It’s Valentine’s Day tomorrow and there will be celebration, disappointment, argument, joy, passive aggression, and goodness knows what else as couples wrestle with the need to meet their expectations of one another.
The relationship that may be ignored in all of this is the one you have with the only person who will definitely never leave you. You.
On an episode of “The Repair Shop” this week a man brought in his old jukebox to be mended so that he could listen again to “Moonlight Serenade” by Glen Miller, the song he selected on it and danced to with his late wife on their wedding day.
“Everything came together in that moment,” he says.
His story was about his wife as much as him but getting the jukebox repaired so that he could relive those wonderful moments was a gift he was giving to himself, an act of self-love.
Investing in ourselves is a concept many find difficult.
The idea of spending time indulging our own interests and developing a better understanding of who we are is something people often tell me feels “selfish”.
I suppose it is, but it’s good selfish.
One of the reasons for this self-negligence is the assumption that we know what we like so needn’t spend too much time thinking about it, but pushing against these boundaries is where the growth is.
I once decided that I ought to like aubergines. After all, they are an impressive-looking vegetable and, well, I really like vegetables.
Encouraging myself to choose the aubergine curry out for dinner one evening sealed the deal.
It might not seem like growth of note but growth it was nonetheless.
More important though was taking the trouble to introduce myself to something new, to nurture my interest in change, and to treat myself as someone important enough to indulge in trying things out.
More recently I have become irritated at my historic inability to appreciate the music of Nick Cave.
I enjoy his blog, “The Red Hand Files” enormously, find him fascinating and engaging, and marvel at the beauty of his words.
This week I decided to devote some space and time to him, tiring as I am of the algorithm constantly insisting that I do like “this” but I do not like “that”.
I am worth more than keeping my focus narrower and smaller than I’d like it to be.
If I were my partner I would encourage her exploration into hitherto uncharted waters because, after all, that is what love is, isn’t it? A desire and resolve to see someone grow to their full potential.
It may not sound like much but my journey with Nick Cave this week has been one of joy and enlightenment.

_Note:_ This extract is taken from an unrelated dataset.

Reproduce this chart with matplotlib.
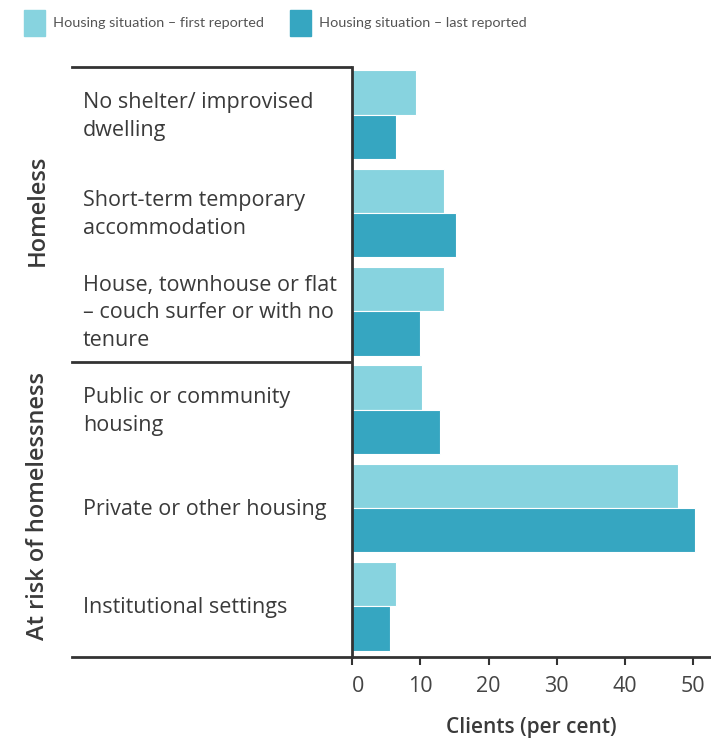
import matplotlib.pyplot as plt
import numpy as np
from matplotlib.patches import Patch

# data
categories = ['No shelter/ improvised\ndwelling',
              'Short-term temporary\naccommodation',
              'House, townhouse or flat\n– couch surfer or with no\ntenure',
              'Public or community\nhousing',
              'Private or other housing',
              'Institutional settings']
first_reported = [9.4, 13.5, 13.5, 10.2, 47.7, 6.4]
last_reported = [6.4, 15.2, 9.9, 12.9, 50.3, 5.6]
groups = ['Homeless', 'At risk of homelessness']
group_centres = [1, 4]
xticks = [0, 10, 20, 30, 40, 50]

light = '#87D3DF'
dark = '#36A6C1'
line_col = '#333333'
txt_col = '#3a3a3a'

plt.rcParams['font.family'] = ['Open Sans', 'DejaVu Sans']

fig = plt.figure(figsize=(7.11, 7.38), dpi=100)
ax = fig.add_axes([352/711, 81/738, 359/711, 590/738])

y = np.arange(len(categories))
h = 0.45
ax.barh(y - h/2 - 0.015, first_reported, height=h, color=light, edgecolor='white', linewidth=0.8,
        label='Housing situation – first reported')
ax.barh(y + h/2 - 0.015, last_reported, height=h, color=dark, edgecolor='white', linewidth=0.8,
        label='Housing situation – last reported')

ax.set_ylim(5.5, -0.5)
ax.set_xlim(0, 52.6)
ax.set_yticks([])
ax.set_xticks(xticks)
ax.set_xticklabels([str(t) for t in xticks], fontsize=15.5, color='#444444')
ax.get_xticklabels()[0].set_horizontalalignment('left')
ax.tick_params(axis='x', length=6, width=1.5, color=line_col, pad=8)

for s in ['top', 'right']:
    ax.spines[s].set_visible(False)
for s in ['left', 'bottom']:
    ax.spines[s].set_color(line_col)
    ax.spines[s].set_linewidth(2)

ax.set_xlabel('Clients (per cent)', fontsize=15, fontweight='semibold', color=txt_col, labelpad=14)

# left-hand table lines
tr = ax.get_yaxis_transform()
for yy in [-0.5, 2.5, 5.5]:
    ax.plot([-0.78, -0.005], [yy, yy], color=line_col, lw=2, transform=tr, clip_on=False)

for i, c in enumerate(categories):
    ax.text(-0.749, i, c, transform=tr, ha='left', va='center', fontsize=15.5,
            color=txt_col, linespacing=1.42)

for g, gc in zip(groups, group_centres):
    ax.text(-0.875, gc - 0.04, g, transform=tr, ha='center', va='center', rotation=90,
            fontsize=17, fontweight='semibold', color=txt_col)

handles = [Patch(color=light), Patch(color=dark)]
fig.legend(handles, ['Housing situation – first reported', 'Housing situation – last reported'],
           loc='upper left', bbox_to_anchor=(24/711, 1 - 10/738), ncol=2, frameon=False,
           prop={'family': ['Lato', 'DejaVu Sans'], 'size': 10.4},
           handlelength=1.45, handleheight=2.4, handletextpad=0.55,
           columnspacing=1.8, borderpad=0, borderaxespad=0, labelcolor='#555555')

fig.savefig('out.png', dpi=100)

As a rule, I need silence to work and most certainly to write. It turns out that Cave is a perfect accompaniment, the first I have discovered. I don’t know why it is so but I’m glad I took the trouble to help myself find out.
At the end of “The Repair Shop”, the man comes back to collect his jukebox.
He presses “D1” and the disc clicks down into place.
The first few bars of “Moonlight Serenade” push with ease out through the speakers.
He is overcome, takes a moment to compose himself, and then says,
“That’s the amazing thing about music. It can instantly take you back to a special moment in time.”
Sometimes it can push you forwards too, into a space you have never occupied but, either way, you have to believe yourself to be worth the time and effort in the first place.